DESCRIPTION OF THE TASK: From the line with "Write the D3.js code for this chart." to the line with "var rows = years.map((yr, i)", both included, repeat each line exactly and leave out the pictures.

PROVIDED ENTRIES:
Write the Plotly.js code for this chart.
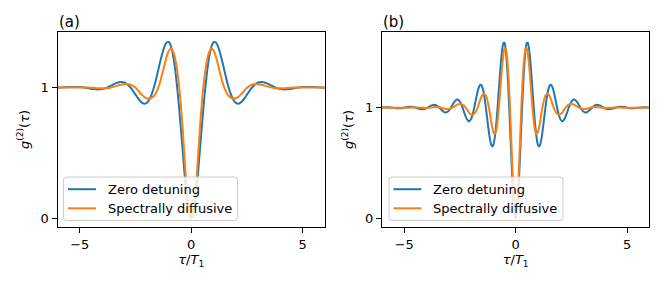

...

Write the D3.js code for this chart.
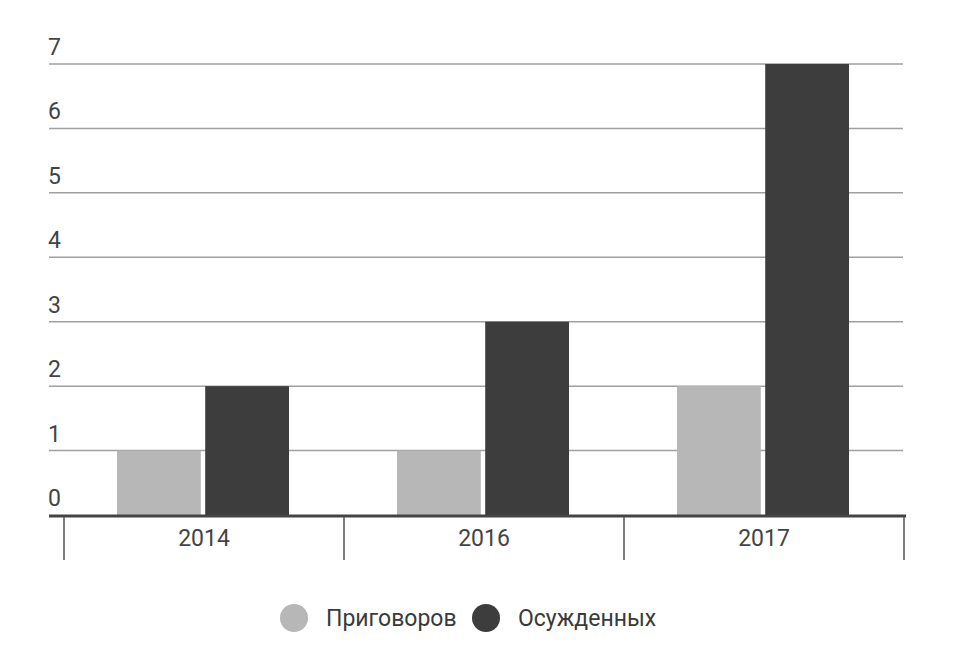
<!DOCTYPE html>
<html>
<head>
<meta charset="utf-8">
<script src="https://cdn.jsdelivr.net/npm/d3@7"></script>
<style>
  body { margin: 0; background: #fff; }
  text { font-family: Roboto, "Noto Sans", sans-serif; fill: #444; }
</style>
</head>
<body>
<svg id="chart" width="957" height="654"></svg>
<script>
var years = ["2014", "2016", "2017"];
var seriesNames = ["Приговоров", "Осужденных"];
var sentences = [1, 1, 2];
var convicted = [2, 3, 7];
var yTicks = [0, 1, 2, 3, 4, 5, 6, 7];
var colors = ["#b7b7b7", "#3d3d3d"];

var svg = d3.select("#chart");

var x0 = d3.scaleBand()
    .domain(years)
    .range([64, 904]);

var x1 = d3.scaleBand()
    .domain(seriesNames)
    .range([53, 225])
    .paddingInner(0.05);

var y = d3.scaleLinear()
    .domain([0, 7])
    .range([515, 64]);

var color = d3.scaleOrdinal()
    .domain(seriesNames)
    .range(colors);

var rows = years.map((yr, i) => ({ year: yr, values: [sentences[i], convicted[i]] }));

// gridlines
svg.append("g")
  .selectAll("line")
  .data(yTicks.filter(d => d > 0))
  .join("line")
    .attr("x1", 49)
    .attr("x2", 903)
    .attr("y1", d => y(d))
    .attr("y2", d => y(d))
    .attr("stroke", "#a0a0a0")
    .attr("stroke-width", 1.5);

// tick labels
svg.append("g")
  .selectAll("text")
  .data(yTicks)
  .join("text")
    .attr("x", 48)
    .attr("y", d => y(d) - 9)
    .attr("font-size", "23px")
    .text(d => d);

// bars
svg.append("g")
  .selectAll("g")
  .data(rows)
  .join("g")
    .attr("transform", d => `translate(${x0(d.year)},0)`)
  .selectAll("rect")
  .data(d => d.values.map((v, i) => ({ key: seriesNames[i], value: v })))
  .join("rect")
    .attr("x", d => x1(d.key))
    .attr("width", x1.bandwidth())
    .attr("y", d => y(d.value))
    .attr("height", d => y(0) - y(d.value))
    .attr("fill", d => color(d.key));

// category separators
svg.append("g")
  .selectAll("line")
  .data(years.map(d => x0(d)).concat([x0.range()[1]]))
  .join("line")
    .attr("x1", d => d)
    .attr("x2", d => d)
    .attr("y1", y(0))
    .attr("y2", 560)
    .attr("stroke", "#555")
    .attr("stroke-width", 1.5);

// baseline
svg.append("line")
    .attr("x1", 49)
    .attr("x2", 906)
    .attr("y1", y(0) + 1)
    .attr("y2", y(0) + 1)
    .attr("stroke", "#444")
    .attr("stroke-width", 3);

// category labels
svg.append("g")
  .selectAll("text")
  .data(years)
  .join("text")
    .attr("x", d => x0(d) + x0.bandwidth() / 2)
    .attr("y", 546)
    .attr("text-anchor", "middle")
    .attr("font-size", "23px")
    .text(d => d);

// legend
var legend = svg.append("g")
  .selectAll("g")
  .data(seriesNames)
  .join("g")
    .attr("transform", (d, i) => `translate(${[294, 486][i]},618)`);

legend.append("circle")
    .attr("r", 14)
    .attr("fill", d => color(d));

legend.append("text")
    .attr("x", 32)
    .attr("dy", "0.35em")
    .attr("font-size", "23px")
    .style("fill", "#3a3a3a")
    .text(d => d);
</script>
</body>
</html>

TASK OUTPUT:
Write the D3.js code for this chart.
<!DOCTYPE html>
<html>
<head>
<meta charset="utf-8">
<script src="https://cdn.jsdelivr.net/npm/d3@7"></script>
<style>
  body { margin: 0; background: #fff; }
  text { font-family: Roboto, "Noto Sans", sans-serif; fill: #444; }
</style>
</head>
<body>
<svg id="chart" width="957" height="654"></svg>
<script>
var years = ["2014", "2016", "2017"];
var seriesNames = ["Приговоров", "Осужденных"];
var sentences = [1, 1, 2];
var convicted = [2, 3, 7];
var yTicks = [0, 1, 2, 3, 4, 5, 6, 7];
var colors = ["#b7b7b7", "#3d3d3d"];

var svg = d3.select("#chart");

var x0 = d3.scaleBand()
    .domain(years)
    .range([64, 904]);

var x1 = d3.scaleBand()
    .domain(seriesNames)
    .range([53, 225])
    .paddingInner(0.05);

var y = d3.scaleLinear()
    .domain([0, 7])
    .range([515, 64]);

var color = d3.scaleOrdinal()
    .domain(seriesNames)
    .range(colors);

var rows = years.map((yr, i) => ({ year: yr, values: [sentences[i], convicted[i]] }));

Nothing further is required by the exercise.